The eerie opening musique-concrete on Intro (Have tar, Havet ger), starts with Martin’s plucking piano
strings, Felix’s foghorn sounds on double bass, Steffen’s guitar, and Kevin
brushing the drums. You can hear the reverb effect on the double bass along
with the delay/effect on the guitar and intensive pulse from the piano and
drums that gives the listener to know that the story has just begun and the
book is finally opened.
Annika comes into the forest as if she’s walking through the
trees as she sings while her bandmates follow her into this new location that
she brings us towards into. The music is part Ummagumma and part Thelonious Monk near the end section between
Lang and Nasshan. The title-track is walking through the opened door that’s
already opened for us to enjoy the party.
Its textures makes the track opening a flower that is ready
to burst. Annika sings a melodic structure as if she’s singing through a scale
by going upwards including a scat-singing section. Martin follows her on the
piano and it’s a wonderful in the piece before Kevin’s drum solo takes front
and center channeling Elvin Jones from John Coltrane’s A Love Supreme.
Bergtrall is
Trallskogen honoring the legacy of Vince Guaraldi. The first minute gives
Martin a chance to honor the jazz musician as if they band were doing a score
for another Peanuts special to see what the gang and Snoopy will come up with
next. But then, it moves forward into some cliffhanger scenario as Felix does
some walking tightrope lines on the double bass.

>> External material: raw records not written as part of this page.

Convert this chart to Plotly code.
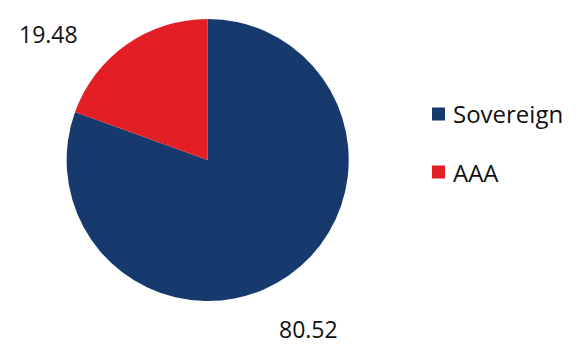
import plotly.graph_objects as go

categories = ["Sovereign", "AAA"]
values = [80.52, 19.48]
colors = ["#173a6e", "#e31e24"]

FONT = "Open Sans"
W, H = 585, 358

# pie geometry (paper fractions)
dom_x = [0.113, 0.597]
dom_y = [0.159, 0.947]

fig = go.Figure(go.Pie(
    labels=categories, values=values, sort=False, direction="clockwise",
    rotation=0, marker=dict(colors=colors, line=dict(width=0)),
    textinfo="none", hoverinfo="label+value", showlegend=False,
    domain=dict(x=dom_x, y=dom_y),
))

annotations = []
shapes = []
# value labels (pixel positions of label centres)
label_pos = [(308, 329), (49, 34)]
for v, (px, py) in zip(values, label_pos):
    annotations.append(dict(x=px / W, y=1 - py / H, xref="paper", yref="paper",
                            text=f"{v:.2f}", showarrow=False,
                            font=dict(family=FONT, size=23, color="#111111"),
                            xanchor="center", yanchor="middle"))

# manual legend
leg_x = 432
leg_y = [114, 172]
for i, name in enumerate(categories):
    shapes.append(dict(type="rect", xref="paper", yref="paper",
                       x0=leg_x / W, x1=(leg_x + 13) / W,
                       y0=1 - (leg_y[i] + 6.5) / H, y1=1 - (leg_y[i] - 6.5) / H,
                       fillcolor=colors[i], line=dict(width=0)))
    annotations.append(dict(x=(leg_x + 19) / W, y=1 - leg_y[i] / H, xref="paper", yref="paper",
                            text=name, showarrow=False, xanchor="left", yanchor="middle",
                            font=dict(family=FONT, size=24, color="#111111")))

fig.update_layout(
    width=W, height=H, margin=dict(l=0, r=0, t=0, b=0),
    paper_bgcolor="white", plot_bgcolor="white",
    annotations=annotations, shapes=shapes, showlegend=False,
)
fig.write_html("out.html")
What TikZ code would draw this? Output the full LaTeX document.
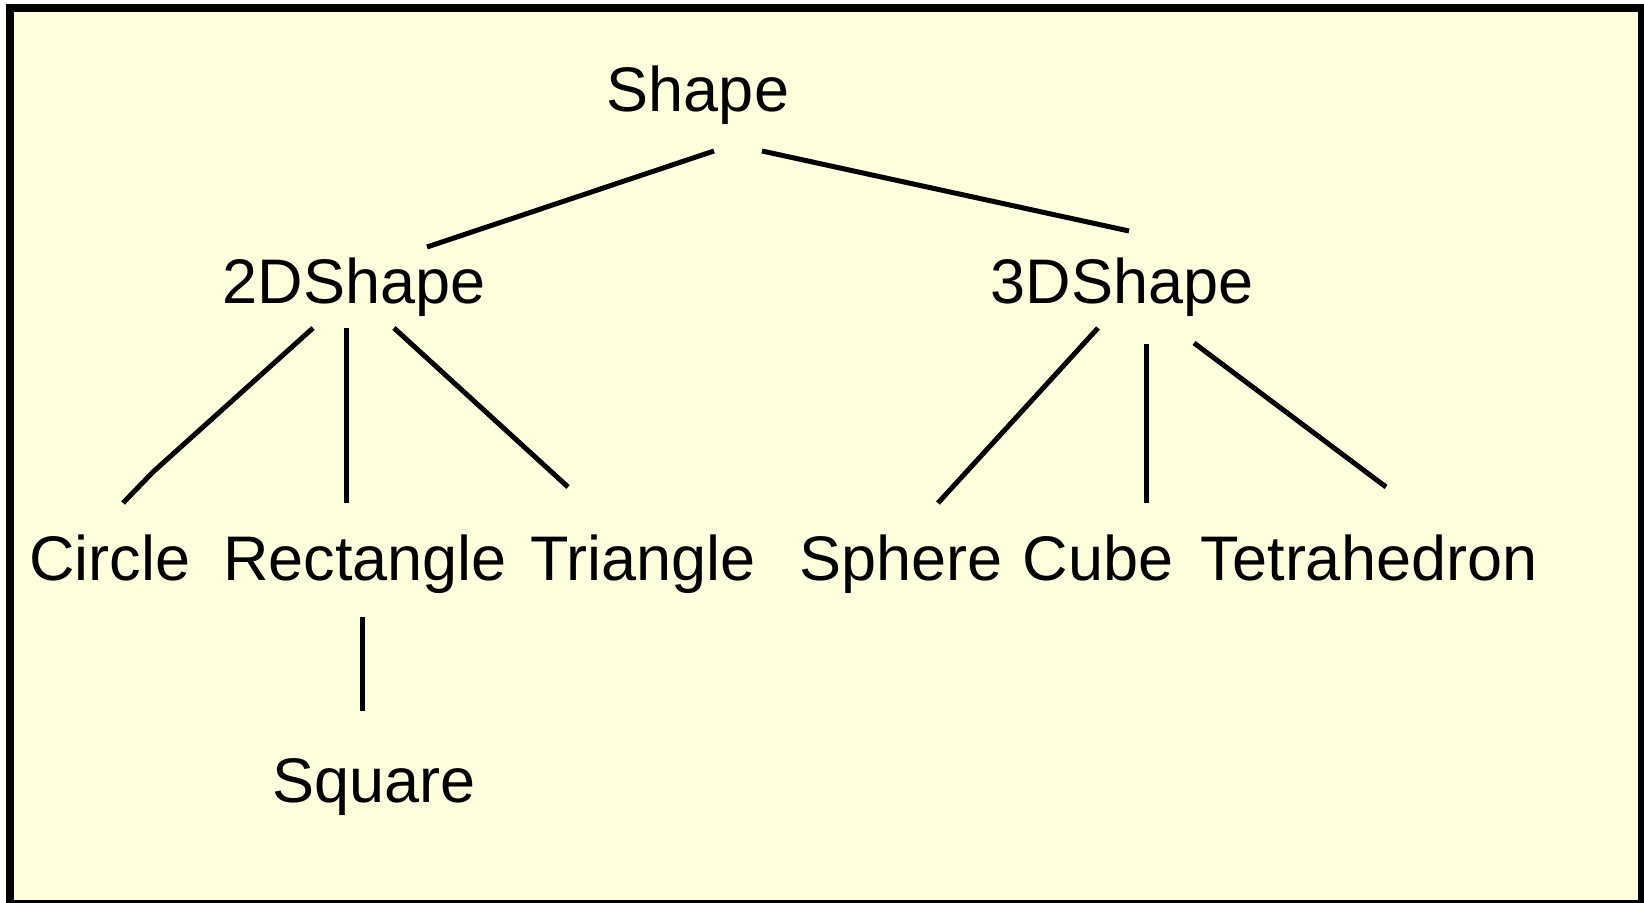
\documentclass[tikz,border=0pt]{standalone}
\usepackage{fontspec}
\setmainfont{Liberation Sans}
\definecolor{bgyellow}{RGB}{255,255,222}
\tikzset{
  lbl/.style={anchor=base, inner sep=0pt, font=\fontsize{31.5}{36}\selectfont},
  edge/.style={line width=2.5pt, line cap=butt, line join=miter}
}
\begin{document}
\begin{tikzpicture}[x=0.5pt, y=-0.5pt]
\useasboundingbox (0,0) rectangle (1644,903);
\fill[white] (0,0) rectangle (1644,903);
\fill[black] (6,4) rectangle (1644,903);
\fill[bgyellow] (14,12) rectangle (1638,900);
% nodes
\node[lbl] (shape) at (698,112) {Shape};
\node[lbl] (d2) at (354,304) {2DShape};
\node[lbl] (d3) at (1122,304) {3DShape};
\node[lbl] (circle) at (110,580) {Circle};
\node[lbl] (rect) at (365,580) {Rectangle};
\node[lbl] (tri) at (643,580) {Triangle};
\node[lbl] (sphere) at (901,580) {Sphere};
\node[lbl] (cube) at (1098,580) {Cube};
\node[lbl] (tetra) at (1369,580) {Tetrahedron};
\node[lbl] (square) at (374,802) {Square};
% connector end points
\coordinate (shape-l) at (714,151);
\coordinate (shape-r) at (762,151);
\coordinate (d2-t) at (427,247);
\coordinate (d3-t) at (1129,231);
\coordinate (d2-bl) at (313,328);
\coordinate (d2-bm) at (346,328);
\coordinate (d2-br) at (394,328);
\coordinate (circle-kink) at (153,472);
\coordinate (circle-t) at (123,503);
\coordinate (rect-t) at (346,503);
\coordinate (tri-t) at (568,487);
\coordinate (d3-bl) at (1098,328);
\coordinate (d3-bm) at (1146,344);
\coordinate (d3-br) at (1194,343);
\coordinate (sphere-t) at (938,503);
\coordinate (cube-t) at (1146,503);
\coordinate (tetra-t) at (1386,487);
\coordinate (rect-b) at (362,617);
\coordinate (square-t) at (362,711);
% connectors
\draw[edge] (shape-l) -- (d2-t);
\draw[edge] (shape-r) -- (d3-t);
\draw[edge] (d2-bl) -- (circle-kink) -- (circle-t);
\draw[edge] (d2-bm) -- (rect-t);
\draw[edge] (d2-br) -- (tri-t);
\draw[edge] (d3-bl) -- (sphere-t);
\draw[edge] (d3-bm) -- (cube-t);
\draw[edge] (d3-br) -- (tetra-t);
\draw[edge] (rect-b) -- (square-t);
\end{tikzpicture}
\end{document}
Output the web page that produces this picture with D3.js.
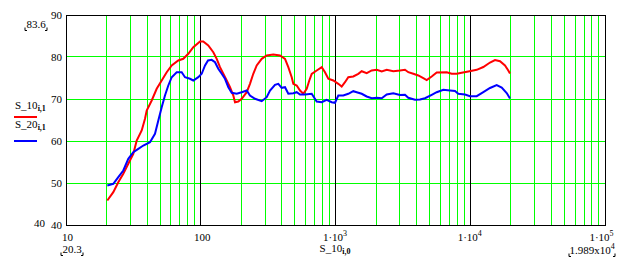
<!DOCTYPE html>
<html>
<head>
<meta charset="utf-8">
<script src="https://cdn.jsdelivr.net/npm/d3@7"></script>
<style>
html,body{margin:0;padding:0;background:#fff;}
svg{display:block;}
text{font-family:"Liberation Serif","Times New Roman",serif;font-size:11px;fill:#000;}
</style>
</head>
<body>
<svg id="chart" width="624" height="257"></svg>
<script>
// ---- data (frequency in Hz, level in dB) ----
const freqS10 = [20.43,22.63,24.65,26.85,29.24,31.86,33.76,36.77,38.9,40.05,43.62,47.51,51.75,56.36,61.4,68.7,74.84,81.5,88.8,99.6,105.3,114.7,125,132.5,140.1,148.3,157.2,166.3,176,181.1,191.6,203.1,221.2,233.9,247.5,262.4,285.8,311.3,348.4,390.7,425.6,450.3,477.3,490.5,519.8,550,582,616.6,644.6,671.6,731.5,796.8,842.9,891.9,971.4,1058,1121,1186,1255,1367,1489,1578,1719,1873,2039,2222,2420,2708,3037,3307,3499,3812,4152,4522,4791,5220,5685,6745,7345,8000,8714,9754,11260,12610,14140,15400,16770,18260,19320,19890];
const valS10 = [45.71,47.69,50.07,52.07,54.45,56.83,60,62.38,65.17,67.14,69.52,72.31,74.29,76.26,77.86,79.05,79.45,80.64,82.21,83.6,83.6,82.62,81.02,79.45,77.45,75.88,74.29,72.69,70.71,69.12,69.29,69.93,71.5,73.5,75.88,77.86,79.45,80.24,80.48,80.24,79.45,77.45,75.07,73.5,73.1,71.9,71.12,72.31,74.29,75.88,76.67,77.45,76.26,74.69,74.29,73.5,72.86,73.88,75.07,75.24,75.88,76.5,76.02,76.67,76.83,76.43,76.83,76.5,76.67,76.83,76.26,75.88,75.48,74.83,74.4,75.24,76.19,76.26,75.88,75.88,76.12,76.43,76.83,77.5,78.57,79.17,78.88,77.86,76.67,75.95];

const freqS20 = [20.43,22.63,24.65,26.85,29.24,31.86,34.7,37.8,42.37,46.14,48.84,51.75,54.73,57.93,61.4,66.87,72.83,77.06,83.93,88.8,96.7,102.5,108.5,114.2,121.6,128.7,136.1,144.3,152.6,161.6,171.2,186.5,203.1,221.2,233.9,254.9,285.8,311.3,329.4,358.7,379.6,402.3,425.6,450.3,490.5,519.8,550,599,671.6,731.5,796.8,867.7,944.9,1000,1058,1152,1255,1367,1449,1578,1719,1873,2039,2222,2420,2708,3037,3307,3499,3924,4274,4655,5220,5685,6365,7135,7771,8222,9220,10040,11260,12610,14140,15850,17270,18800,19890];
const valS20 = [49.29,49.69,51.26,52.86,55.64,57.21,58.02,58.81,59.6,61.6,64.76,67.93,70.71,73.1,75.07,76.26,76.26,75.07,74.69,74.29,75.07,75.88,77.86,79.05,79.21,78.64,77.07,75.88,74.69,72.69,71.36,71.12,71.5,71.9,70.71,69.93,69.36,70.31,71.9,73.26,73.5,72.55,72.69,71.12,71.26,71.5,70.95,70.95,71.12,69.29,69.12,69.69,69.12,68.98,70.71,70.71,71.12,71.74,71.5,71.12,70.48,70.07,70.17,70.07,70.95,71.26,70.83,70.88,70.17,69.69,69.76,70.07,70.88,71.5,72.07,71.9,71.79,71.12,70.95,70.55,70.55,71.5,72.5,73.21,72.62,71.31,70];

const xTicks = [10,100,1000,10000,100000];
const xTickMain = ["10","100","1·10","1·10","1·10"];
const xTickSup = ["","","3","4","5"];
const yTicks = [40,50,60,70,80,90];
const gridY = [50,60,70,80];
const seriesNames = ["S_10","S_20"];
const seriesSub = ["i,1","i,1"];
const seriesColors = ["#ff0000","#0000ff"];
const xAxisName = "S_10";
const xAxisSub = "i,0";
const markerYTop = "83.6";
const markerYBottom = "40";
const markerXLeft = "20.3";
const markerXRight = "1.989x10";
const markerXRightSup = "4";

// ---- layout ----
const L = 65.5, R = 604.5, T = 14.5, B = 224.5;
const svg = d3.select("#chart");
const x = d3.scaleLog().domain([10,100000]).range([L,R]);
const y = d3.scaleLinear().domain([40,90]).range([B,T]);
const px = v => Math.round(x(v)) + 0.5;
const py = v => Math.round(y(v)) + 0.5;

// grid: minor verticals
const minor = [];
[10,100,1000,10000].forEach(d => { for (let k=2;k<=9;k++) minor.push(k*d); });
const g = svg.append("g").attr("shape-rendering","crispEdges");
g.selectAll("line.vm").data(minor).enter().append("line")
  .attr("x1",d=>px(d)).attr("x2",d=>px(d)).attr("y1",py(90)).attr("y2",py(40))
  .attr("stroke","#00ff00").attr("stroke-width",1);
g.selectAll("line.hm").data(gridY).enter().append("line")
  .attr("x1",px(10)).attr("x2",px(100000)).attr("y1",d=>py(d)).attr("y2",d=>py(d))
  .attr("stroke","#00ff00").attr("stroke-width",1);
g.selectAll("line.vM").data(xTicks.slice(1,4)).enter().append("line")
  .attr("x1",d=>px(d)).attr("x2",d=>px(d)).attr("y1",py(90)).attr("y2",py(40))
  .attr("stroke","#000").attr("stroke-width",1);
g.append("rect").attr("x",px(10)).attr("y",py(90))
  .attr("width",px(100000)-px(10)).attr("height",py(40)-py(90))
  .attr("fill","none").attr("stroke","#000").attr("stroke-width",1);

// curves
const line = d3.line().x(d=>x(d[0])).y(d=>y(d[1]));
const dataS10 = freqS10.map((f,i)=>[f,valS10[i]]);
const dataS20 = freqS20.map((f,i)=>[f,valS20[i]]);
[dataS10,dataS20].forEach((d,i)=>{
  svg.append("path").datum(d).attr("d",line).attr("fill","none")
    .attr("stroke",seriesColors[i]).attr("stroke-width",2).attr("stroke-linejoin","miter");
});

// y tick labels
svg.selectAll("text.yt").data(yTicks).enter().append("text")
  .attr("x",L-3.5).attr("y",d=>y(d)+4).attr("text-anchor","end").text(d=>d);

// x tick labels
xTicks.forEach((v,i)=>{
  const t = svg.append("text").attr("y",241).attr("text-anchor","middle");
  let xx = x(v) + (xTickSup[i] ? 0 : 2);
  if (i===4) xx = x(v)-3;
  t.attr("x",xx);
  t.append("tspan").text(xTickMain[i]);
  if (xTickSup[i]) t.append("tspan").attr("dy",-5).attr("font-size","8px").text(xTickSup[i]);
});

// x axis name
const xn = svg.append("text").attr("x",335).attr("y",252).attr("text-anchor","middle");
xn.append("tspan").text(xAxisName);
xn.append("tspan").attr("dy",2).attr("font-size","8px").attr("font-weight","bold").text(xAxisSub);

// legend
seriesNames.forEach((n,i)=>{
  const ty = 109 + i*19;
  const t = svg.append("text").attr("x",15).attr("y",ty);
  t.append("tspan").text(n);
  t.append("tspan").attr("dy",2).attr("font-size","8px").attr("font-weight","bold").text(seriesSub[i]);
  svg.append("line").attr("x1",14).attr("x2",37).attr("y1",ty+8).attr("y2",ty+8)
    .attr("stroke",seriesColors[i]).attr("stroke-width",2);
});
// fix legend line positions to reference
svg.selectAll("line").filter(function(){return +this.getAttribute("x1")===14;})
  .each(function(d,i){ const yy=[117,141][i]; d3.select(this).attr("y1",yy).attr("y2",yy); });

// marker labels with small corner brackets
function marker(txt, sup, cx, cy, w) {
  const t = svg.append("text").attr("x",cx).attr("y",cy).attr("text-anchor","middle");
  t.append("tspan").text(txt);
  if (sup) t.append("tspan").attr("dy",-5).attr("font-size","8px").text(sup);
  const l = cx - w/2, r = cx + w/2, b = cy + 2.5;
  svg.append("path").attr("d",`M${l+2},${b}H${l}V${b-3}`).attr("fill","none").attr("stroke","#000").attr("stroke-width",1);
  svg.append("path").attr("d",`M${r-2},${b}H${r}V${b-3}`).attr("fill","none").attr("stroke","#000").attr("stroke-width",1);
}
marker(markerYTop,"",36,28,22);
svg.append("text").attr("x",45).attr("y",227).attr("text-anchor","end").text(markerYBottom);
marker(markerXLeft,"",72,253,22);
marker(markerXRight,markerXRightSup,592,254,46);
</script>
</body>
</html>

And then, out of the blue, Martin and Kevin create that
moment to build up the climax more and more to raise the bars even higher.
Then, it suddenly goes into a train that goes into a mid-fast tempo to create
the speed for the piano, drums, and bass going into a full-scale atmosphere.
Annika comes in the last minute for her vocalizations as if the forest has
approaches by a ghost to give a chilling end.
With its bright, fast, and chilling momentum, it goes back
into the Guaraldi section to close the composition for a few seconds. The piano
on Alvdans goes into a swirl for the
sun to rise. Annika’s vocals and Steffen’s stop-and-go intro on the guitar chords
as the mid-fast sections are catchy while the percussion's come up with a clicking
sound through the kit on the drumsticks. The composition itself feels like it
was something straight out of Jacques Demy’s 1964 classic, The Umbrellas of Cherbourg, but
with a jazz setting.
Now Bitar, is a
track I got a kick out of. Featuring the psychedelic wah-wah guitar and a soulful
piano and Annika’s scatting that is almost through a Leslie speaker done in an
homage to Robert Wyatt, Trallskogen show their nod to the Canterbury scene for
its swirling turn for Martin paying a nod to the late great Phil Miller
(Delivery, Hatfield and the North, Matching Mole, and National Health).
Before I close this review, let me just say this. Trallskogen’s debut album
was not easy album to review. It’s for me a great debut I’ve listened to over
about three times now. Annika has come a long way not just both in mathematics
and music, but with the projects including her Pop-Jazz project of Caleido Club
last year. But for me, Trallskogen would be something that will peak my
interest for the years to come to see what Annika would come up with next.